DIRECTION:
Reproduce exactly the lines from the one containing "Generate a component" down to the one containing "2005, 2006, 2007];", including both of those lines, and nothing else.
*** MATERIAL SHOWN ***
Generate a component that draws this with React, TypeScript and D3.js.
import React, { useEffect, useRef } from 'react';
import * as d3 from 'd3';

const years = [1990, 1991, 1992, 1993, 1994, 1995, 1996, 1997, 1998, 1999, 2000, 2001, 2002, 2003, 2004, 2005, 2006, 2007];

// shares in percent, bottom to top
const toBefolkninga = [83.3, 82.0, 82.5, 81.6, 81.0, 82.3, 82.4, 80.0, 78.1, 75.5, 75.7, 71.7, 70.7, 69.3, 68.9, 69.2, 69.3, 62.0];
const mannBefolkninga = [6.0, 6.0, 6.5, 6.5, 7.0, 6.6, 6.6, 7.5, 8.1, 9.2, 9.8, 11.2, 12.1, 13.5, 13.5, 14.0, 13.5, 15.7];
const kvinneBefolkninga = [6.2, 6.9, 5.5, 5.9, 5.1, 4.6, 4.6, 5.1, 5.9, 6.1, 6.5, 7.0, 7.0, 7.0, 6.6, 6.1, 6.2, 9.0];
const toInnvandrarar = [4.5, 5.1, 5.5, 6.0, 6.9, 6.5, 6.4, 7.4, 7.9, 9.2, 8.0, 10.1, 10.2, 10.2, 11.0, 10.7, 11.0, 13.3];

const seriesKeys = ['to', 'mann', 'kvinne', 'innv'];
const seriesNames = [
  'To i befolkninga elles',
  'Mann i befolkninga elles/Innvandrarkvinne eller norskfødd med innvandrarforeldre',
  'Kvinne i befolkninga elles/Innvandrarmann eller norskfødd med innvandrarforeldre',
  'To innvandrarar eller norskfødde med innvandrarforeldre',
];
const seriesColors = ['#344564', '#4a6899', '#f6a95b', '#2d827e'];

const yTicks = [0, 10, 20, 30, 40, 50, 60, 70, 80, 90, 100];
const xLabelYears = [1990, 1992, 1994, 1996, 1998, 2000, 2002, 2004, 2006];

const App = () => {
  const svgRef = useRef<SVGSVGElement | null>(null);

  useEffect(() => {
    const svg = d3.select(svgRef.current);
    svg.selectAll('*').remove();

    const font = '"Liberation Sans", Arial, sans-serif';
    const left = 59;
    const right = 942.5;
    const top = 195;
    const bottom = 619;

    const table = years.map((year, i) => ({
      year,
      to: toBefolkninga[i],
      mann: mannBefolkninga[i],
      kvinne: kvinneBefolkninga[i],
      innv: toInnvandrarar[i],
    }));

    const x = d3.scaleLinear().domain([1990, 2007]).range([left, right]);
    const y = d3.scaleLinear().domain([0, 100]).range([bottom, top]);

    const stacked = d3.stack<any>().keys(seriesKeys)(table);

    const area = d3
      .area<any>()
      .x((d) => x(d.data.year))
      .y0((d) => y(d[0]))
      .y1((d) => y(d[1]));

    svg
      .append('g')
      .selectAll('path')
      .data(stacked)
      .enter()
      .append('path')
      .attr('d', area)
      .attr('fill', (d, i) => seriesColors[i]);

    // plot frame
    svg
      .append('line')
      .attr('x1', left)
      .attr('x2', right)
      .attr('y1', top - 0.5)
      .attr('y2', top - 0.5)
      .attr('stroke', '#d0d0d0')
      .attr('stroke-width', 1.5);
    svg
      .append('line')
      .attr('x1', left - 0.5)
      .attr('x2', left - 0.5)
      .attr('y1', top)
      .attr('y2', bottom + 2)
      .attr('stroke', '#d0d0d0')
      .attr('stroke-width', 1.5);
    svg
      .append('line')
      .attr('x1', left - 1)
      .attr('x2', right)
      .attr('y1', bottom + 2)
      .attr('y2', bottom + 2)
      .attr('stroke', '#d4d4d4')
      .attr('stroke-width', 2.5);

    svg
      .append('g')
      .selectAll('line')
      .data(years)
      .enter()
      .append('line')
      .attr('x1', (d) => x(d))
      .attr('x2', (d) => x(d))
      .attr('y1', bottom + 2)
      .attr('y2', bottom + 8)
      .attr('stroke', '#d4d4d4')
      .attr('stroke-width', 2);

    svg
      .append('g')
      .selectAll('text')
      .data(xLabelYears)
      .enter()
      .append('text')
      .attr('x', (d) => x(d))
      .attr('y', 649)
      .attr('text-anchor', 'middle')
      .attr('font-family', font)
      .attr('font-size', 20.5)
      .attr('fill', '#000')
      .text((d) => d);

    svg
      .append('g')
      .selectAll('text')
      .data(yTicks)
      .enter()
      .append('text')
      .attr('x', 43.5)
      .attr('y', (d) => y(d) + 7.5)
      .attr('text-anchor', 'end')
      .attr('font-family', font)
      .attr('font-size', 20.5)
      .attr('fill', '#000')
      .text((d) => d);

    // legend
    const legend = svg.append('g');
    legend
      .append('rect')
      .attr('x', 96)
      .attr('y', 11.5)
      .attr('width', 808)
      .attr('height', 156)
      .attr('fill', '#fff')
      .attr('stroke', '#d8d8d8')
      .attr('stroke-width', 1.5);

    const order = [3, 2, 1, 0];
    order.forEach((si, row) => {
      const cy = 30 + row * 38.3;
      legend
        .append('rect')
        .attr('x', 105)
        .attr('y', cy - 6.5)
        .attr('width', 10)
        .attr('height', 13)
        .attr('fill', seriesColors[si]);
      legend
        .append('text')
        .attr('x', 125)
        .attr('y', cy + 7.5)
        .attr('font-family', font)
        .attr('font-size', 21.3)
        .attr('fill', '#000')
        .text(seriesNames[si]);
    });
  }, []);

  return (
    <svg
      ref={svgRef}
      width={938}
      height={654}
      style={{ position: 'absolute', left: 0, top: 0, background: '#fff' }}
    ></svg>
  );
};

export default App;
***
*** MATERIAL SHOWN ***
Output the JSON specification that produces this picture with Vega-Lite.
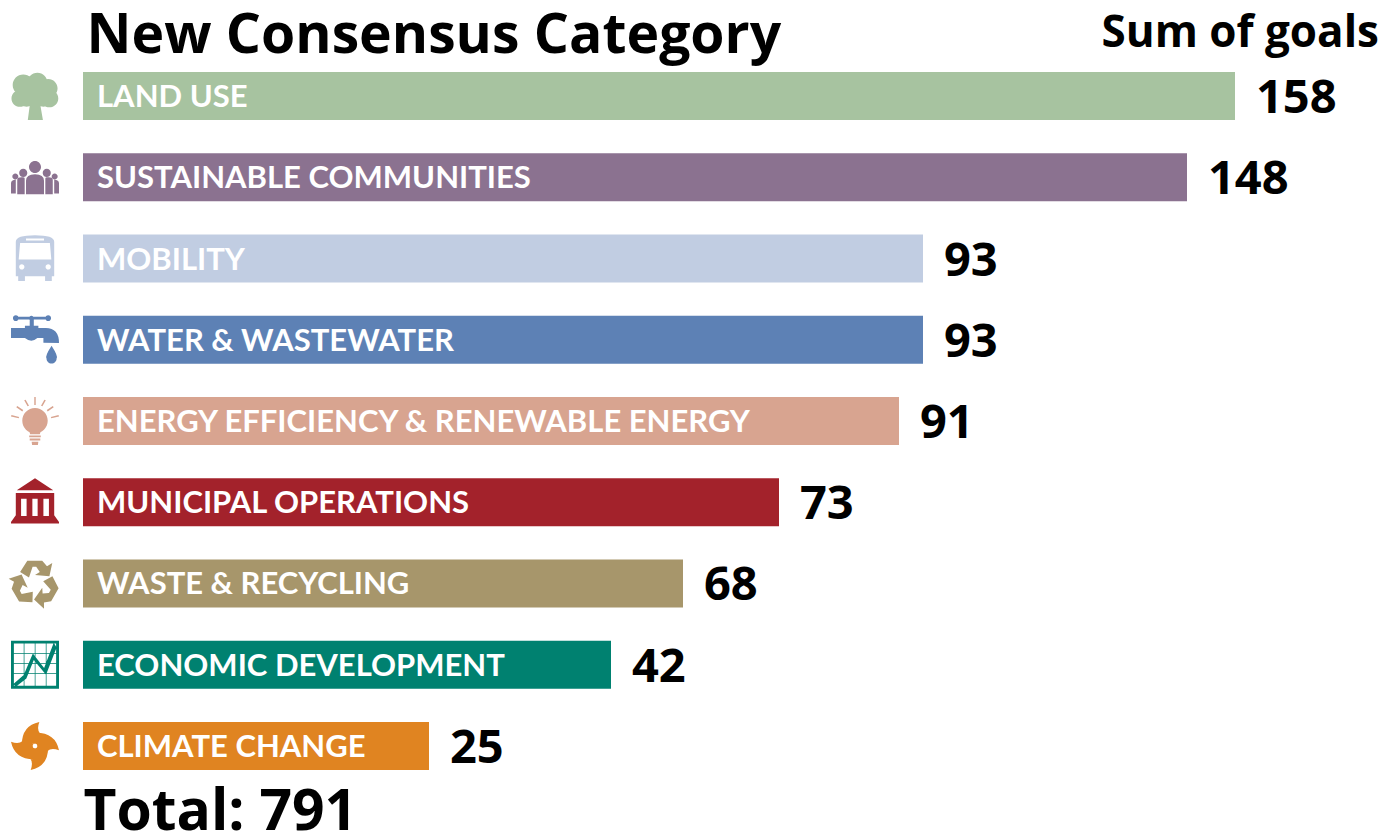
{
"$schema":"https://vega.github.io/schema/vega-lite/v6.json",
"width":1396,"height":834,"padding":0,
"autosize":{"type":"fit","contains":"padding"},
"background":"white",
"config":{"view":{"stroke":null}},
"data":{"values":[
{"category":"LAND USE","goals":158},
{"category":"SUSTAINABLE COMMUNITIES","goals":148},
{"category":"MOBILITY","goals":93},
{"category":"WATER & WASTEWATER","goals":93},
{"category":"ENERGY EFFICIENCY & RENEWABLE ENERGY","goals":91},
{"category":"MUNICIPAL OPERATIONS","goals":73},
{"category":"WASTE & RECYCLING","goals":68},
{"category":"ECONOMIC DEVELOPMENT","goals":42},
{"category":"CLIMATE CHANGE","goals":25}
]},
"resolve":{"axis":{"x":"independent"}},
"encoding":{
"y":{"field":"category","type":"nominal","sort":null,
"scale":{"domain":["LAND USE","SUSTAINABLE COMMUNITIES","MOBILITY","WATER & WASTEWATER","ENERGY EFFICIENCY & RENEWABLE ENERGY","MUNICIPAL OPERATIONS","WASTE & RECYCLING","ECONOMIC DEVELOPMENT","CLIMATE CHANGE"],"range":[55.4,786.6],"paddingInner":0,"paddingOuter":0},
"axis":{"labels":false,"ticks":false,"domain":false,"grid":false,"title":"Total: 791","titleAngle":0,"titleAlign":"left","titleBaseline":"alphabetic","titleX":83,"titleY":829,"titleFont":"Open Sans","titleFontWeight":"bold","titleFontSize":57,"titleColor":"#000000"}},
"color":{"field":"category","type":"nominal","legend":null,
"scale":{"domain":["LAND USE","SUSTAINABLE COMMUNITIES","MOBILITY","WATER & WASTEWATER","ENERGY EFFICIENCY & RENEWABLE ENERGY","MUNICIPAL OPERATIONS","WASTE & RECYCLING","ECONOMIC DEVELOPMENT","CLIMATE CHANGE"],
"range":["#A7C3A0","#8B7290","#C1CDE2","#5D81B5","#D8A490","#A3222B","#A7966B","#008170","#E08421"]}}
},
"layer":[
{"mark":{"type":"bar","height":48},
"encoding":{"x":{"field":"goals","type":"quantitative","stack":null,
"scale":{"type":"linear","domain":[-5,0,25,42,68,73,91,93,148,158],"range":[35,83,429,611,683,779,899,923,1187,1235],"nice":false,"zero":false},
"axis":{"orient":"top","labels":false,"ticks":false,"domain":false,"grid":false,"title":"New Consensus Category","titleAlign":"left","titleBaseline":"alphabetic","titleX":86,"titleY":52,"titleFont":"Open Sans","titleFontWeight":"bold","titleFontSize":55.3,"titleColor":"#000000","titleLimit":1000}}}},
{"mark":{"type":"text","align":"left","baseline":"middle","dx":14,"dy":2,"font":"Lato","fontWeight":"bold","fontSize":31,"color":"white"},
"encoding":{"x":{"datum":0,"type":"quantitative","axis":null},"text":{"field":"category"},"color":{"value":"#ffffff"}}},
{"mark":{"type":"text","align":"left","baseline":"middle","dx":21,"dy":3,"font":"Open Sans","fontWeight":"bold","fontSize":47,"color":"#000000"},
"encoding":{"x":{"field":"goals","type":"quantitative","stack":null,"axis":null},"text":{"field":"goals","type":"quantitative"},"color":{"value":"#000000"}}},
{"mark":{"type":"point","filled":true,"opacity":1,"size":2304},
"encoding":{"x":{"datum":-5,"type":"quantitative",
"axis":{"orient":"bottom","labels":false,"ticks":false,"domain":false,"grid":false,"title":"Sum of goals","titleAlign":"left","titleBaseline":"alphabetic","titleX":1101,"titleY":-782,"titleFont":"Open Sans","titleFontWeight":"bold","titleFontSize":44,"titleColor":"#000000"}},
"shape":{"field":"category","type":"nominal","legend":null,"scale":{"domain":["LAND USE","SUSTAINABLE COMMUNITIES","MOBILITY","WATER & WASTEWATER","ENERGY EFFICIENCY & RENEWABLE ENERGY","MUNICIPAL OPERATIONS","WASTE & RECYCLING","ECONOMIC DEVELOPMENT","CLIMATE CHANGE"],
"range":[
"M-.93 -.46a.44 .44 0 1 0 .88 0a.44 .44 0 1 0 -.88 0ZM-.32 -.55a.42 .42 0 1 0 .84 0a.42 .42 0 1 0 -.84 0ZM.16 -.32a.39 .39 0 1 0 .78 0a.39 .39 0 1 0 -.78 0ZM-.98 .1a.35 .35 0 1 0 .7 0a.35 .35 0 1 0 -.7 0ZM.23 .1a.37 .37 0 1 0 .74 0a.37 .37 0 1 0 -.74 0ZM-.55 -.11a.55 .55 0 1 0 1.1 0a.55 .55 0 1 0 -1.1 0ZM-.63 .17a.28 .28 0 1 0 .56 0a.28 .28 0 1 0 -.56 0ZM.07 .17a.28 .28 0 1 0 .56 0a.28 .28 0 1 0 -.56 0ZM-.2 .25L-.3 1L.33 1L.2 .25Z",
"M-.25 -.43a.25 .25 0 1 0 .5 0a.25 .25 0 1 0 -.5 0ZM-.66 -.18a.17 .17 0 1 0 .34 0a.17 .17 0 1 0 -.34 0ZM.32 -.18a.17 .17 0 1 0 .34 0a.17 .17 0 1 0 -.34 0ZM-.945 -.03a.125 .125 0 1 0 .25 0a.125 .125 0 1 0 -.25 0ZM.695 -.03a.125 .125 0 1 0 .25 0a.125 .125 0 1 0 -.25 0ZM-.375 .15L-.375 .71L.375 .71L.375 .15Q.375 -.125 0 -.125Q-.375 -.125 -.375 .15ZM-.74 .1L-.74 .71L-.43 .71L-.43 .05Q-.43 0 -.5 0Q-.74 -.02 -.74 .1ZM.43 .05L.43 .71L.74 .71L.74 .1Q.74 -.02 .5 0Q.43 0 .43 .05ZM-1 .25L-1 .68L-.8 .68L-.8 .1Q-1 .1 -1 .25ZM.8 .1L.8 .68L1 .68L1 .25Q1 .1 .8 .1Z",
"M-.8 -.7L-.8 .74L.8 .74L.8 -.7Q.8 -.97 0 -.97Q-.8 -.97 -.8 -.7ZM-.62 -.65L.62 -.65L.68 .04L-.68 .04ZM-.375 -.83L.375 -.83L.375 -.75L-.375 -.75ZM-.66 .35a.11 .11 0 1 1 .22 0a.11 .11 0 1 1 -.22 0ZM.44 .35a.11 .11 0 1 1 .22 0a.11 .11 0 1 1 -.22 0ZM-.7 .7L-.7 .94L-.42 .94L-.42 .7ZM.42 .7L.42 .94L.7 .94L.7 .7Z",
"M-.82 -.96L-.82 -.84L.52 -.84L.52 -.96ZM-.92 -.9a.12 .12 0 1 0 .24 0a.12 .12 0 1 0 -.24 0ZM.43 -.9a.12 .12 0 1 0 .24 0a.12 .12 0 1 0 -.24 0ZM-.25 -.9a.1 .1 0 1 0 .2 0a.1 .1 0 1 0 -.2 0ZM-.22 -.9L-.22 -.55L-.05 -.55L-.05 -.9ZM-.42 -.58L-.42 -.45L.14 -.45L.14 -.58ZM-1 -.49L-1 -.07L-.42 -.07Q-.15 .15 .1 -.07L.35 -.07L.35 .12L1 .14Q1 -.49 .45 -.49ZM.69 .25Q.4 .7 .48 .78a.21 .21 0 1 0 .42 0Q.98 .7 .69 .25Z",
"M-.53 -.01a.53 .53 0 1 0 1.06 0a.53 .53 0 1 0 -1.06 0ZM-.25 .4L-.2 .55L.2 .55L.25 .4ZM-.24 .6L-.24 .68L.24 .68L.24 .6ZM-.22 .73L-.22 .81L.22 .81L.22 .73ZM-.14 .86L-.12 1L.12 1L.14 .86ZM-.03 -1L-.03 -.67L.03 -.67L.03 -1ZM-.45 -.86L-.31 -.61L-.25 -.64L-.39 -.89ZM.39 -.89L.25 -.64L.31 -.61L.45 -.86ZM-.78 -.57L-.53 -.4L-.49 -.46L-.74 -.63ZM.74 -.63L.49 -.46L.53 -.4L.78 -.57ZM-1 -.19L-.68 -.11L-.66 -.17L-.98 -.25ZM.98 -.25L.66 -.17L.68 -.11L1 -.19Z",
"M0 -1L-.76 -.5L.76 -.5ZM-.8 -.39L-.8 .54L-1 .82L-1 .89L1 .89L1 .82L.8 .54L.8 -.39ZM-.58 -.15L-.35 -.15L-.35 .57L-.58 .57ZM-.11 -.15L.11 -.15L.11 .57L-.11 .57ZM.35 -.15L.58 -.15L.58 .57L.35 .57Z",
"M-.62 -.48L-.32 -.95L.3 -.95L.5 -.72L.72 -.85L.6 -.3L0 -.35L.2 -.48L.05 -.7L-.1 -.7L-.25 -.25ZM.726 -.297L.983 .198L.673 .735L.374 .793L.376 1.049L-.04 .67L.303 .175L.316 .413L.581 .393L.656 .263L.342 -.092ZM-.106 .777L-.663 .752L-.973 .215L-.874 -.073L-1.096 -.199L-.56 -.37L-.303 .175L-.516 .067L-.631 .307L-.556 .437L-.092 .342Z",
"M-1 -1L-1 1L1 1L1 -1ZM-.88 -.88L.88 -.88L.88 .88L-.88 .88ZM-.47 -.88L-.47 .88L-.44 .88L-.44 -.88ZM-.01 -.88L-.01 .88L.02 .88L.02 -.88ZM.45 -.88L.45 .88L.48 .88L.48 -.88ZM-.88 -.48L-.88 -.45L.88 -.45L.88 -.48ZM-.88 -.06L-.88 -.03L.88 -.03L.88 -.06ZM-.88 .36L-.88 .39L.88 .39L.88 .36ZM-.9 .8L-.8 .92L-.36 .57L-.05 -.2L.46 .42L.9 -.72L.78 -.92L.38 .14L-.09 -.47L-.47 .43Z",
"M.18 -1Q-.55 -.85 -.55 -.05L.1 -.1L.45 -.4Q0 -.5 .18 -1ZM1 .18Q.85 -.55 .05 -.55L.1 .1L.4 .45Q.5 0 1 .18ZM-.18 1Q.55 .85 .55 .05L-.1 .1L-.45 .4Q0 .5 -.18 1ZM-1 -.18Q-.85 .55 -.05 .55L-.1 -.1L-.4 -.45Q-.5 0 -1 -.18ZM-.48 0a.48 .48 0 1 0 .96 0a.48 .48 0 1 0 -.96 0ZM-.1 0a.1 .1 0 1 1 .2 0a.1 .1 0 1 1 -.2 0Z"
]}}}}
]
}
***
COMPLETE OUTPUT:
Generate a component that draws this with React, TypeScript and D3.js.
import React, { useEffect, useRef } from 'react';
import * as d3 from 'd3';

const years = [1990, 1991, 1992, 1993, 1994, 1995, 1996, 1997, 1998, 1999, 2000, 2001, 2002, 2003, 2004, 2005, 2006, 2007];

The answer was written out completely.